• WORK TO DO: Repeat the material exactly, leaving nothing out.

-- THE DATA start --

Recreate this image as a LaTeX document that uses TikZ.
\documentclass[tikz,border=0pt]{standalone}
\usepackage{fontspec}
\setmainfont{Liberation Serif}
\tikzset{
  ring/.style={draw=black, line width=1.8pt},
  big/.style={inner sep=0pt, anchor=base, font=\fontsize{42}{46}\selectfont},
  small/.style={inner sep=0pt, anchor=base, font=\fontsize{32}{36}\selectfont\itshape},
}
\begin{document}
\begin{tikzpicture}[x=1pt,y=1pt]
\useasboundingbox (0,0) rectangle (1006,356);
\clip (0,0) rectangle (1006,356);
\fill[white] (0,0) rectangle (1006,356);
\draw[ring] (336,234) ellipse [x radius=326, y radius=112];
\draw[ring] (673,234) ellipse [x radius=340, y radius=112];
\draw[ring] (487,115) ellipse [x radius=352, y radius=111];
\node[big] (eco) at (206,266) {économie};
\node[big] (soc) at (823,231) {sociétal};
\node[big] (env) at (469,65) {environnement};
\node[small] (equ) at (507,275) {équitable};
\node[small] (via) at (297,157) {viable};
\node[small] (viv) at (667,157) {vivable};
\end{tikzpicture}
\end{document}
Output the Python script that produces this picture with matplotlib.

-- THE DATA end --

• TASK ANSWER:
Recreate this image as a LaTeX document that uses TikZ.
\documentclass[tikz,border=0pt]{standalone}
\usepackage{fontspec}
\setmainfont{Liberation Serif}
\tikzset{
  ring/.style={draw=black, line width=1.8pt},
  big/.style={inner sep=0pt, anchor=base, font=\fontsize{42}{46}\selectfont},
  small/.style={inner sep=0pt, anchor=base, font=\fontsize{32}{36}\selectfont\itshape},
}
\begin{document}
\begin{tikzpicture}[x=1pt,y=1pt]
\useasboundingbox (0,0) rectangle (1006,356);
\clip (0,0) rectangle (1006,356);
\fill[white] (0,0) rectangle (1006,356);
\draw[ring] (336,234) ellipse [x radius=326, y radius=112];
\draw[ring] (673,234) ellipse [x radius=340, y radius=112];
\draw[ring] (487,115) ellipse [x radius=352, y radius=111];
\node[big] (eco) at (206,266) {économie};
\node[big] (soc) at (823,231) {sociétal};
\node[big] (env) at (469,65) {environnement};
\node[small] (equ) at (507,275) {équitable};
\node[small] (via) at (297,157) {viable};
\node[small] (viv) at (667,157) {vivable};
\end{tikzpicture}
\end{document}
Output the Python script that produces this picture with matplotlib.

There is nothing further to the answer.